Após ter pai assassinado em Curaçá-BA, mulher se torna advogada e ajuda a condenar acusado do crime mais de 20 anos depois

Uma baiana de Curaçá, no norte do estado, teve o pai assassinado em 1996, quando tinha 14 anos. Em 2012, ela se formou em Direito, virou advogada e, na última terça-feira (27), mais de 20 anos depois, atuou no julgamento que condenou o homem acusado pelo crime.

Após a sentença, que condenou Adão Gonçalves da Silva a 16 anos e quatro meses de prisão em regime fechado, Janicleia de Souza Soares revelou que havia prometido diante do caixão do pai que iria em busca do homem apontado pelo homicídio.

“A promessa que eu fiz no dia da morte dele, no caixão dele, de que a pessoa que cometeu aquele crime iria pagar, iria ser condenado… E ele foi condenado apesar do tempo. Mas a sensação não poderia ser melhor, uma das melhores noites que tive de sono. Botei a cabeça no travesseiro em paz”, disse a advogada, que no júri atuou como assistente de acusação.

Jaime Barbosa Soares foi assassinado com um tiro no rosto. Ele tinha 44 anos. Adão Gonçalves da Silva era funcionário da vítima e suspeitava de um envolvimento de Jaime com a filha dele, uma adolescente, o que teria motivado do crime. Após a morte de Jaime, Adão fugiu e nunca mais foi visto em Curaçá.

Após a condenação, Janicleia revelou sentir uma sensação de paz e dever cumprido.

“Sentimento de paz, sentimento de Justiça, sentimento de satisfação, de visto o homem que matou meu pai condenado. Uma satisfação só dada por Deus mesmo, uma satisfação de consciência tranquila, de honradez”, afirmou.

Janicleia se formou em Direito em 2012. No ano seguinte, ela procurou o Ministério Público da Bahia (MP-BA) para saber sobre o processo criminal envolvendo o pai. Na ocasião, ela descobriu que depois de tantos anos, o prazo para julgamento não tinha vencido, porque o suspeito sequer tinha sido ouvido pela polícia.

“Apesar de tantos mandados de prisão dentro do processo, esses mandados não tinham condições de ir para o banco de dados nacional, porque não tinha nem a qualificação completa dele”, explicou Janicleia.

Diante da situação, a advogada se habilitou como assistente de acusação no MP-BA.

Reprodução TV São Francisco

Ela conta que há 23 anos a saudade acompanha ela e a família. Além de Janicleia, Jaime Barbosa Soares deixou esposa e outros dois filhos.

Com a perda precoce do pai, Janicleia conta que nasceu nela o desejo por justiça e, para não deixar o caso impune, ela decidiu se formar em Direito. A advogada estudou em Belém do São Francisco, em Pernambuco.
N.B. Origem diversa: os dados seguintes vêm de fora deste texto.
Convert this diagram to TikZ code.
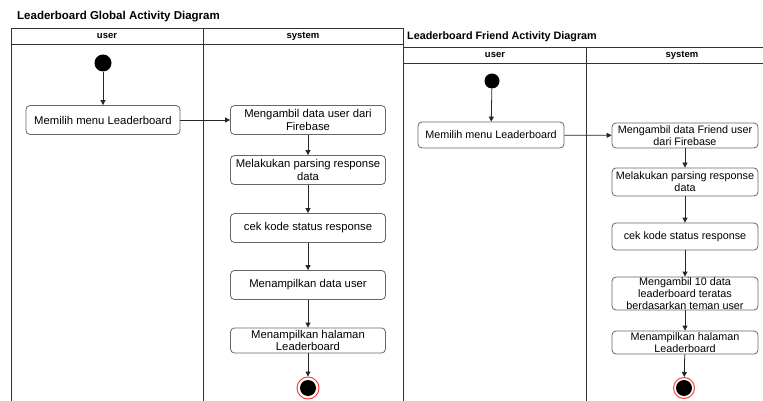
\documentclass[tikz,border=0pt]{standalone}
\usepackage{fontspec}
\setmainfont{Liberation Sans}
\usetikzlibrary{arrows.meta}
\begin{document}
\begin{tikzpicture}[x=1pt,y=-1pt,
  lane/.style={draw=black!80, line width=0.9pt},
  hdr/.style={font=\fontsize{9.5}{11}\selectfont\bfseries, inner sep=0pt},
  ttl/.style={anchor=west, inner sep=0pt, font=\bfseries},
  act/.style={draw=black!60, line width=0.8pt, rounded corners=4pt, fill=white,
    align=center, inner sep=0pt},
  actL/.style={act, minimum width=155pt, font=\fontsize{11.3}{12.8}\selectfont},
  actR/.style={act, minimum width=146pt, font=\fontsize{10.8}{12.2}\selectfont},
  initial/.style={circle, fill=black, inner sep=0pt},
  final/.style={circle, draw=red!75, line width=1pt, fill=white, inner sep=0pt,
    minimum size=22pt,
    path picture={\fill[black] (path picture bounding box.center) circle (8pt);}},
  flow/.style={draw=black!85, line width=0.8pt, -{Triangle[length=5pt,width=5pt]}}
]
\clip (0,0) rectangle (763,401);

% ---------- Global leaderboard ----------
\node[ttl, font=\fontsize{11.5}{13}\selectfont\bfseries] (gt) at (17,17) {Leaderboard Global Activity Diagram};
\draw[lane] (11.5,28) rectangle (403,410);
\draw[lane] (11.5,44) -- (403,44);
\draw[lane] (203,28) -- (203,410);
\node[hdr] (gu) at (107,36) {user};
\node[hdr] (gy) at (303,36) {system};

\node[initial, minimum size=17pt] (gs) at (103,63) {};
\node[actL, minimum width=154pt, minimum height=29pt] (g1) at (103,120) {Memilih menu Leaderboard};
\node[actL, minimum height=29pt] (g2) at (308,120) {Mengambil data user dari\\Firebase};
\node[actL, minimum height=29pt] (g3) at (308,170) {Melakukan parsing response\\data};
\node[actL, minimum height=29pt] (g4) at (308,228) {cek kode status response};
\node[actL, minimum height=29pt] (g5) at (308,285) {Menampilkan data user};
\node[actL, minimum height=25pt] (g6) at (308,340.5) {Menampilkan halaman\\Leaderboard};
\node[final] (ge) at (308,388) {};

\draw[flow] (gs) -- (g1);
\draw[flow] (g1) -- (g2);
\draw[flow] (g2) -- (g3);
\draw[flow] (g3) -- (g4);
\draw[flow] (g4) -- (g5);
\draw[flow] (g5) -- (g6);
\draw[flow] (g6) -- (ge);

% ---------- Friend leaderboard ----------
\node[ttl, font=\fontsize{10.8}{12}\selectfont\bfseries] (ft) at (407,37) {Leaderboard Friend Activity Diagram};
\draw[lane] (403,47) -- (790,47);
\draw[lane] (403,63) -- (790,63);
\draw[lane] (586,47) -- (586,410);
\node[hdr] (fu) at (495,55) {user};
\node[hdr] (fy) at (682,55) {system};

\node[initial, minimum size=15pt] (fs) at (492,81) {};
\node[actR, minimum height=26pt] (f1) at (491,135) {Memilih menu Leaderboard};
\node[actR, minimum height=25pt] (f2) at (685,135.5) {Mengambil data Friend user\\dari Firebase};
\node[actR, minimum height=28pt] (f3) at (685,182) {Melakukan parsing response\\data};
\node[actR, minimum height=27pt] (f4) at (685,236.5) {cek kode status response};
\node[actR, minimum height=33pt] (f5) at (685,293.5) {Mengambil 10 data\\leaderboard teratas\\berdasarkan teman user};
\node[actR, minimum height=23pt] (f6) at (685,342.5) {Menampilkan halaman\\Leaderboard};
\node[final, minimum size=21pt] (fe) at (684,388) {};

\draw[flow] (fs) -- (f1);
\draw[flow] (f1) -- (f2);
\draw[flow] (f2) -- (f3);
\draw[flow] (f3) -- (f4);
\draw[flow] (f4) -- (f5);
\draw[flow] (f5) -- (f6);
\draw[flow] (f6) -- (fe);
\end{tikzpicture}
\end{document}
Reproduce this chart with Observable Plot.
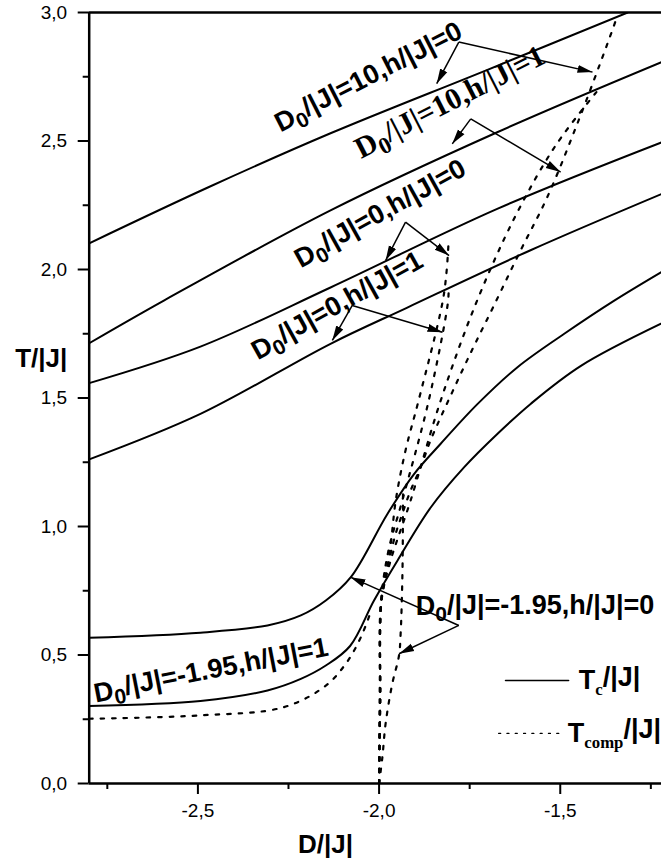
<!DOCTYPE html>
<html><head><meta charset="utf-8">
<script src="https://cdn.jsdelivr.net/npm/d3@7"></script>
<script src="https://cdn.jsdelivr.net/npm/@observablehq/plot@0.6"></script>
<style>
body{margin:0;background:#fff;}
#chart svg{display:block;}
</style></head><body><div id="chart"></div>
<script>
// ---- tick values ----
const xMajor = [-2.5, -2.0, -1.5];
const xMinor = [-2.75, -2.25, -1.75, -1.25];
const yMajor = [0, 0.5, 1.0, 1.5, 2.0, 2.5, 3.0];
const yMinor = [0.25, 0.75, 1.25, 1.75, 2.25, 2.75];

// ---- Tc/|J| (solid) : [D/|J|, T/|J|] ----
const tcD10h0 = [[-2.8,2.102],[-2.468,2.322],[-2.134,2.530],[-1.701,2.777],[-1.314,3.0]];
const tcD10h1 = [[-2.8,1.713],[-2.594,1.879],[-2.134,2.23],[-1.674,2.534],[-1.22,2.807]];
const tcD0h0  = [[-2.8,1.558],[-2.493,1.70],[-2.134,1.93],[-1.674,2.236],[-1.22,2.495]];
const tcD0h1  = [[-2.8,1.261],[-2.493,1.438],[-2.134,1.711],[-1.922,1.852],[-1.582,2.075],[-1.22,2.294]];
const tcDm195h0 = [[-2.8,0.567],[-2.493,0.587],[-2.308,0.615],[-2.216,0.654],[-2.147,0.712],[-2.078,0.803],[-1.977,1.049],[-1.903,1.205],[-1.830,1.322],[-1.728,1.477],[-1.618,1.620],[-1.489,1.750],[-1.351,1.879],[-1.221,1.99]];
const tcDm195h1 = [[-2.8,0.302],[-2.493,0.321],[-2.308,0.362],[-2.216,0.407],[-2.147,0.459],[-2.08,0.535],[-2.014,0.712],[-1.949,0.868],[-1.857,1.075],[-1.765,1.231],[-1.673,1.361],[-1.581,1.478],[-1.443,1.625],[-1.222,1.789]];

// ---- Tcomp/|J| (dotted) ----
const tcompD10h0 = [[-2.0,0],[-1.998,0.4],[-1.994,0.70],[-1.982,0.80],[-1.957,0.958],[-1.936,1.049],[-1.913,1.140],[-1.885,1.231],[-1.858,1.335],[-1.830,1.425],[-1.798,1.523],[-1.766,1.620],[-1.733,1.717],[-1.683,1.860],[-1.611,2.07],[-1.536,2.281],[-1.453,2.567],[-1.370,2.878],[-1.342,2.988]];
const tcompD10h1 = [[-2.0,0],[-1.997,0.323],[-1.994,0.712],[-1.968,0.868],[-1.913,1.101],[-1.830,1.490],[-1.7315,1.872],[-1.623,2.210],[-1.513,2.482],[-1.397,2.696]];
const tcompD0h0  = [[-2.0,0],[-1.997,0.323],[-1.994,0.712],[-1.970,0.907],[-1.954,1.101],[-1.927,1.296],[-1.891,1.490],[-1.825,1.872],[-1.8135,1.996],[-1.808,2.113]];
const tcompD0h1  = [[-2.0,0],[-1.997,0.323],[-1.994,0.712],[-1.974,0.907],[-1.936,1.101],[-1.863,1.490],[-1.810,1.872],[-1.808,1.926]];
const tcompDm195h0 = [[-2.0,0],[-1.991,0.101],[-1.982,0.233],[-1.9635,0.389],[-1.945,0.498],[-1.9405,0.584],[-1.9378,0.685],[-1.935,0.868],[-1.934,1.125]];
const tcompDm195h1 = [[-2.8,0.252],[-2.493,0.265],[-2.263,0.297],[-2.147,0.381],[-2.09,0.47],[-2.05,0.57],[-2.02,0.68]];

// ---- annotation labels: text, D, T (baseline start), angle ----
const labelText  = ["D_0/|J|=10,h/|J|=0", "D_0/|J|=10,h/|J|=1", "D_0/|J|=0,h/|J|=0", "D_0/|J|=0,h/|J|=1", "D_0/|J|=-1.95,h/|J|=1", "D_0/|J|=-1.95,h/|J|=0"];
const labelD     = [-2.272, -2.05, -2.216, -2.335, -2.782, -1.899];
const labelT     = [2.533, 2.43, 2.004, 1.646, 0.315, 0.654];
const labelAngle = [-27, -27, -29, -29, -11, 0];
const labelSerif = [false, true, false, false, false, false];

// ---- arrows: from (D,T) to (D,T) ----
const arrowFrom = [[-1.780,2.885],[-1.780,2.885],[-1.747,2.586],[-1.747,2.586],[-1.927,2.184],[-1.927,2.184],[-2.074,1.860],[-2.074,1.860],[-1.780,0.615],[-1.780,0.615]];
const arrowTo   = [[-1.841,2.723],[-1.411,2.768],[-1.798,2.489],[-1.499,2.379],[-1.982,2.035],[-1.807,2.054],[-2.129,1.724],[-1.825,1.756],[-2.079,0.803],[-1.945,0.505]];

// ---- legend ----
const legendText = ["T_c/|J|", "T_comp/|J|"];
const legendLineD = [[-1.651,-1.477],[-1.670,-1.499]];
const legendT = [0.401, 0.195];
const legendTextD = [-1.449, -1.479];

const fmt = d => d.toFixed(1).replace(".", ",").replace("\u2212", "-");
const solid = [tcD10h0, tcD10h1, tcD0h0, tcD0h1, tcDm195h0, tcDm195h1];
const dotted = [tcompD10h0, tcompD10h1, tcompD0h0, tcompD0h1, tcompDm195h0, tcompDm195h1];

const labels = labelText.map((t, i) => ({t, x: labelD[i], y: labelT[i], a: labelAngle[i], serif: labelSerif[i]}));
const arrows = arrowFrom.map((f, i) => ({x1: f[0], y1: f[1], x2: arrowTo[i][0], y2: arrowTo[i][1]}));

const SANS = "'Liberation Sans', Arial, sans-serif";
const SERIF = "'Liberation Serif', 'Times New Roman', serif";

const marks = [];
solid.forEach(s => marks.push(Plot.line(s, {x: d => d[0], y: d => d[1], curve: "catmull-rom", stroke: "#000", strokeWidth: 2, clip: true})));
dotted.forEach(s => marks.push(Plot.line(s, {x: d => d[0], y: d => d[1], curve: "catmull-rom", stroke: "#000", strokeWidth: 2.2, strokeDasharray: "3.5,8", clip: true})));
marks.push(Plot.link(arrows, {x1: "x1", y1: "y1", x2: "x2", y2: "y2", stroke: "#000", strokeWidth: 1.5, className: "arrowlink"}));
labels.forEach(l => marks.push(Plot.text([l], {x: "x", y: "y", text: "t", rotate: l.a, textAnchor: "start", lineAnchor: "bottom", fontSize: l.serif ? 30 : 27, fontWeight: "bold", fontFamily: l.serif ? SERIF : SANS, fill: "#000"})));
legendLineD.forEach((ld, i) => marks.push(Plot.line([[ld[0], legendT[i]], [ld[1], legendT[i]]], {x: d => d[0], y: d => d[1], stroke: "#000", strokeWidth: i === 0 ? 1.6 : 1.3, strokeDasharray: i === 0 ? null : "2,6.3"})));
marks.push(Plot.text(legendText.map((t, i) => ({t, x: legendTextD[i], y: legendT[i]})), {x: "x", y: "y", text: "t", textAnchor: "start", fontSize: 27, fontWeight: "bold", fontFamily: SANS, fill: "#000"}));
// axes
marks.push(Plot.axisX(xMajor, {tickSize: 11, tickPadding: 9, tickFormat: fmt, fontSize: 19, strokeWidth: 2, label: null}));
marks.push(Plot.axisX(xMinor, {tickSize: 6, tickFormat: () => "", strokeWidth: 2, label: null}));
marks.push(Plot.axisY(yMajor, {tickSize: 11, tickPadding: 11, tickFormat: fmt, fontSize: 19, strokeWidth: 2, label: null}));
marks.push(Plot.axisY(yMinor, {tickSize: 6, tickFormat: () => "", strokeWidth: 2, label: null}));
marks.push(Plot.ruleX([-2.8], {stroke: "#000", strokeWidth: 2.5}));
marks.push(Plot.ruleY([0, 3], {stroke: "#000", strokeWidth: 2.5}));
marks.push(Plot.text(["T/|J|"], {x: -2.8, y: 1.654, dx: -48, text: d => d, textAnchor: "middle", fontSize: 26, fontWeight: "bold", fontFamily: SANS}));
marks.push(Plot.text(["D/|J|"], {x: -2.148, y: 0, dy: 61, text: d => d, textAnchor: "middle", fontSize: 26, fontWeight: "bold", fontFamily: SANS}));

const chart = Plot.plot({
  width: 661, height: 861,
  marginLeft: 88.7, marginRight: 0, marginTop: 12, marginBottom: 78,
  x: {domain: [-2.8, -1.2206]},
  y: {domain: [0, 3]},
  style: {fontFamily: SANS, fontSize: "19px", color: "#000", background: "#fff", overflow: "visible"},
  marks
});

// filled arrowheads on the annotation links
const svg = d3.select(chart);
svg.append("defs").append("marker")
  .attr("id", "ahead").attr("markerUnits", "userSpaceOnUse")
  .attr("viewBox", "0 0 16 10").attr("markerWidth", 16).attr("markerHeight", 10)
  .attr("refX", 15).attr("refY", 5).attr("orient", "auto")
  .append("path").attr("d", "M0,1L15,5L0,9Z").attr("fill", "#000");
svg.selectAll("g.arrowlink path, g.arrowlink line").attr("marker-end", "url(#ahead)");

// subscripts: "X_sub/rest"
svg.selectAll("g[aria-label=text] text").each(function() {
  const txt = this.textContent;
  const m = txt.match(/^(.*?)_([^/]+)(\/.*)$/);
  if (!m) return;
  const isLegend = txt.startsWith("T_");
  const sel = d3.select(this);
  sel.text(null);
  sel.append("tspan").text(m[1]);
  const sub = sel.append("tspan").attr("dy", isLegend ? "0.35em" : "0.28em").style("font-size", isLegend ? "0.62em" : "0.78em").text(m[2]);
  if (isLegend) sub.style("font-family", SERIF);
  sel.append("tspan").attr("dy", isLegend ? "-0.35em" : "-0.28em").text(m[3]);
});

document.getElementById("chart").appendChild(chart);
</script>
</body></html>
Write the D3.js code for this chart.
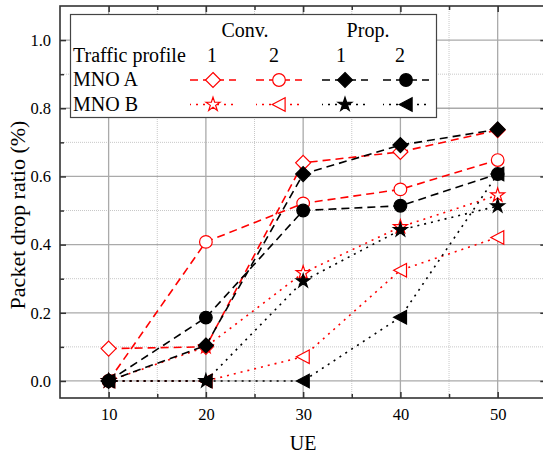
<!DOCTYPE html>
<html lang="en">
  <head>
    <meta charset="utf-8" />
    <title>Packet drop ratio vs UE</title>
    <script src="https://d3js.org/d3.v7.js"></script>
    <style>
      body { margin: 0; background: #fff; }
      text { font-family: "Liberation Serif", "Times New Roman", serif; fill: #000; }
    </style>
  </head>
  <body>
    <script>

    // data
    var ue = [10, 20, 30, 40, 50];
    var convA1 = [0.095, 0.100, 0.640, 0.672, 0.736];
    var convA2 = [0.000, 0.408, 0.521, 0.562, 0.648];
    var convB1 = [0.000, 0.100, 0.317, 0.452, 0.545];
    var convB2 = [0.000, 0.000, 0.071, 0.325, 0.421];
    var propA1 = [0.000, 0.104, 0.607, 0.692, 0.738];
    var propA2 = [0.000, 0.186, 0.500, 0.514, 0.607];
    var propB1 = [0.000, 0.000, 0.293, 0.443, 0.513];
    var propB2 = [0.000, 0.000, 0.000, 0.187, 0.607];
    var xMajor = [10, 20, 30, 40, 50];
    var xMinor = [15, 25, 35, 45];
    var yMajor = [0, 0.2, 0.4, 0.6, 0.8, 1.0];
    var yMinor = [0.1, 0.3, 0.5, 0.7, 0.9];

    var w = 543, h = 456;
    var margin = {top: 6, left: 60, bottom: 58};

    var x = d3.scaleLinear().domain([5, 55]).range([margin.left, 546.3]);
    var y = d3.scaleLinear().domain([-0.05, 1.1]).range([h - margin.bottom, margin.top]);

    // marker shapes
    var diamond = {draw: function (c, s) {
      var r = Math.sqrt(s);
      c.moveTo(0, -r); c.lineTo(r, 0); c.lineTo(0, r); c.lineTo(-r, 0); c.closePath();
    }};
    var leftTri = {draw: function (c, s) {
      var r = Math.sqrt(s);
      c.moveTo(-r, 0); c.lineTo(0.9 * r, -r); c.lineTo(0.9 * r, r); c.closePath();
    }};
    var circle = {draw: function (c, s) {
      var r = Math.sqrt(s);
      c.moveTo(r, 0); c.arc(0, 0, r, 0, 2 * Math.PI);
    }};

    var series = [
      {v: convA1, color: "red", dash: "8,5", sym: diamond, size: 56, fill: "#fff"},
      {v: convA2, color: "red", dash: "8,5", sym: circle, size: 40, fill: "#fff"},
      {v: convB1, color: "red", dash: "2,5", sym: d3.symbolStar, size: 60, fill: "#fff"},
      {v: convB2, color: "red", dash: "2,5", sym: leftTri, size: 46, fill: "#fff"},
      {v: propB1, color: "#000", dash: "2,5", sym: d3.symbolStar, size: 60, fill: "#000"},
      {v: propB2, color: "#000", dash: "2,5", sym: leftTri, size: 46, fill: "#000"},
      {v: propA1, color: "#000", dash: "8,5", sym: diamond, size: 56, fill: "#000"},
      {v: propA2, color: "#000", dash: "8,5", sym: circle, size: 40, fill: "#000"}
    ];

    var svg = d3.select("body").append("svg")
      .attr("width", w)
      .attr("height", h);

    // grid
    var grid = svg.append("g");
    grid.selectAll(".gxm").data(xMinor).join("line")
      .attr("x1", d => x(d)).attr("x2", d => x(d))
      .attr("y1", y.range()[0]).attr("y2", y.range()[1])
      .attr("stroke", "#c8c8c8").attr("stroke-dasharray", "1,1");
    grid.selectAll(".gym").data(yMinor).join("line")
      .attr("y1", d => y(d)).attr("y2", d => y(d))
      .attr("x1", x.range()[0]).attr("x2", x.range()[1])
      .attr("stroke", "#c8c8c8").attr("stroke-dasharray", "1,1");
    grid.selectAll(".gx").data(xMajor).join("line")
      .attr("x1", d => x(d)).attr("x2", d => x(d))
      .attr("y1", y.range()[0]).attr("y2", y.range()[1])
      .attr("stroke", "#aaa").attr("stroke-width", 1.3);
    grid.selectAll(".gy").data(yMajor).join("line")
      .attr("y1", d => y(d)).attr("y2", d => y(d))
      .attr("x1", x.range()[0]).attr("x2", x.range()[1])
      .attr("stroke", "#aaa").attr("stroke-width", 1.3);

    // axes with inward ticks
    function styleAxis(g) {
      g.select(".domain").remove();
      g.selectAll(".tick line").attr("stroke", "#333").attr("stroke-width", 1.5);
      g.selectAll("text").style("font-size", "16.5px").style("font-family", "Liberation Serif");
    }
    svg.append("g").attr("transform", `translate(0,${y.range()[0]})`)
      .call(d3.axisBottom(x).tickValues(xMajor).tickSize(-6).tickPadding(10).tickFormat(d3.format("d")))
      .call(styleAxis);
    svg.append("g").attr("transform", `translate(0,${y.range()[0]})`)
      .call(d3.axisBottom(x).tickValues(xMinor).tickSize(-4).tickFormat(""))
      .call(styleAxis);
    svg.append("g").attr("transform", `translate(0,${y.range()[1]})`)
      .call(d3.axisTop(x).tickValues(xMajor).tickSize(-6).tickFormat(""))
      .call(styleAxis);
    svg.append("g").attr("transform", `translate(0,${y.range()[1]})`)
      .call(d3.axisTop(x).tickValues(xMinor).tickSize(-4).tickFormat(""))
      .call(styleAxis);
    svg.append("g").attr("transform", `translate(${x.range()[0]},0)`)
      .call(d3.axisLeft(y).tickValues(yMajor).tickSize(-6).tickPadding(9).tickFormat(d3.format(".1f")))
      .call(styleAxis);
    svg.append("g").attr("transform", `translate(${x.range()[0]},0)`)
      .call(d3.axisLeft(y).tickValues(yMinor).tickSize(-4).tickFormat(""))
      .call(styleAxis);
    svg.append("g").attr("transform", `translate(${x.range()[1]},0)`)
      .call(d3.axisRight(y).tickValues(yMajor).tickSize(-6).tickFormat(""))
      .call(styleAxis);

    // frame
    svg.append("rect")
      .attr("x", x.range()[0]).attr("y", y.range()[1])
      .attr("width", x.range()[1] - x.range()[0])
      .attr("height", y.range()[0] - y.range()[1])
      .attr("fill", "none").attr("stroke", "#333").attr("stroke-width", 1.6);

    // axis titles
    svg.append("text")
      .attr("x", (x.range()[0] + x.range()[1]) / 2)
      .attr("y", 450)
      .attr("text-anchor", "middle")
      .style("font-size", "20px")
      .text("UE");
    svg.append("text")
      .attr("transform", "translate(25,215) rotate(-90)")
      .attr("text-anchor", "middle")
      .style("font-size", "22px")
      .text("Packet drop ratio (%)");

    // series
    var line = d3.line().x((d, i) => x(ue[i])).y(d => y(d));
    series.forEach(function (s) {
      svg.append("path")
        .attr("d", line(s.v))
        .attr("fill", "none")
        .attr("stroke", s.color)
        .attr("stroke-width", 1.6)
        .attr("stroke-dasharray", s.dash);
      svg.selectAll(null).data(s.v).join("path")
        .attr("transform", (d, i) => `translate(${x(ue[i])},${y(d)})`)
        .attr("d", d3.symbol(s.sym, s.size))
        .attr("fill", s.fill)
        .attr("stroke", s.color)
        .attr("stroke-width", 1.2);
    });

    // legend
    var lg = svg.append("g");
    lg.append("rect")
      .attr("x", 70.5).attr("y", 14.5).attr("width", 366).attr("height", 103)
      .attr("fill", "#fff").attr("stroke", "#444").attr("stroke-width", 1.2);
    var headers = [["Conv.", 245, 36.5], ["Prop.", 368, 36.5], ["1", 212, 61.5], ["2", 274, 61.5], ["1", 341, 61.5], ["2", 400, 61.5]];
    headers.forEach(function (t) {
      lg.append("text").attr("x", t[1]).attr("y", t[2]).attr("text-anchor", "middle")
        .style("font-size", "20px").text(t[0]);
    });
    [["Traffic profile", 61.5], ["MNO A", 86], ["MNO B", 110.5]].forEach(function (t) {
      lg.append("text").attr("x", 73).attr("y", t[1]).style("font-size", "20px").text(t[0]);
    });
    var cols = [213, 279, 345, 406];
    var rows = [80, 104.5];
    var legendOrder = [[0, 1, 6, 7], [2, 3, 4, 5]];
    legendOrder.forEach(function (row, ri) {
      row.forEach(function (si, ci) {
        var s = series[si];
        lg.append("line")
          .attr("x1", cols[ci] - 23).attr("x2", cols[ci] + 23)
          .attr("y1", rows[ri]).attr("y2", rows[ri])
          .attr("stroke", s.color).attr("stroke-width", 1.6)
          .attr("stroke-dasharray", s.dash)
          .attr("stroke-dashoffset", ri === 0 ? 0 : 1);
        lg.append("path")
          .attr("transform", `translate(${cols[ci]},${rows[ri]})`)
          .attr("d", d3.symbol(s.sym, s.size))
          .attr("fill", s.fill).attr("stroke", s.color).attr("stroke-width", 1.2);
      });
    });

    </script>
  </body>
</html>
Já em 2014, um ano após ela começar a atuar no caso, um mandado de prisão foi expedido. O nome do acusado, que até então estava foragido, foi para o banco nacional de dados para facilitar a localização dele e, em 2017, o suspeito foi preso na cidade de Ipameri, em Goiás. No ano seguinte, ele foi transferido para o presídio de Juazeiro, no norte da Bahia.

Adão ficou à disposição da Justiça entretanto, para a advogada, faltava o capítulo mais importante da história: o julgamento do homem apontado por matar o pai dela.

No julgamento da última terça-feira, o salão do júri ficou lotado. Muita gente acompanhou o desfecho do crime que aconteceu há mais de 20 anos.

Familiares usaram camisas com a foto da vítima e cobraram justiça. Para o comerciante Jairon Souza Soares, filho de Jaime, o sentimento é de orgulho da irmã advogada.

“A sensação de orgulho toma não só a mim, mas toda a minha família. Por ela buscar de forma árdua, de forma serena, sempre a Justiça”, disse Jairon

O promotor de Justiça do Ministério Público da Bahia fez a acusação de homicídio qualificado por motivo fútil, dificultando a defesa da vítima.

“O processo é claro, de forma que o Ministério Público espera uma resposta a esse crime”, disse Rildo Mendes de Carvalho, promotor de Justiça que atuou no caso.

O advogado do acusado alegou que ele teria agido em legítima defesa. “Ele confessou a autoria do crime, entretanto ele disse em que circunstâncias ele praticou o delito”, argumentou o advogado do réu, Henrique Marcula.

Foram mais de 10 horas de julgamento. Quatro testemunhas de acusação e duas de defesa foram ouvidas. Sete pessoas formaram a bancada do júri. Janicleia se manteve firme a todo momento, mas no final do julgamento, emocionada, ela desabafou e pediu justiça.

“Rezem para que nunca sintam a tristeza que carregamos no peito por 22 anos”, disse.

Após a condenação, Adão Gonçalves da Silva seguiu para o presídio Juazeiro.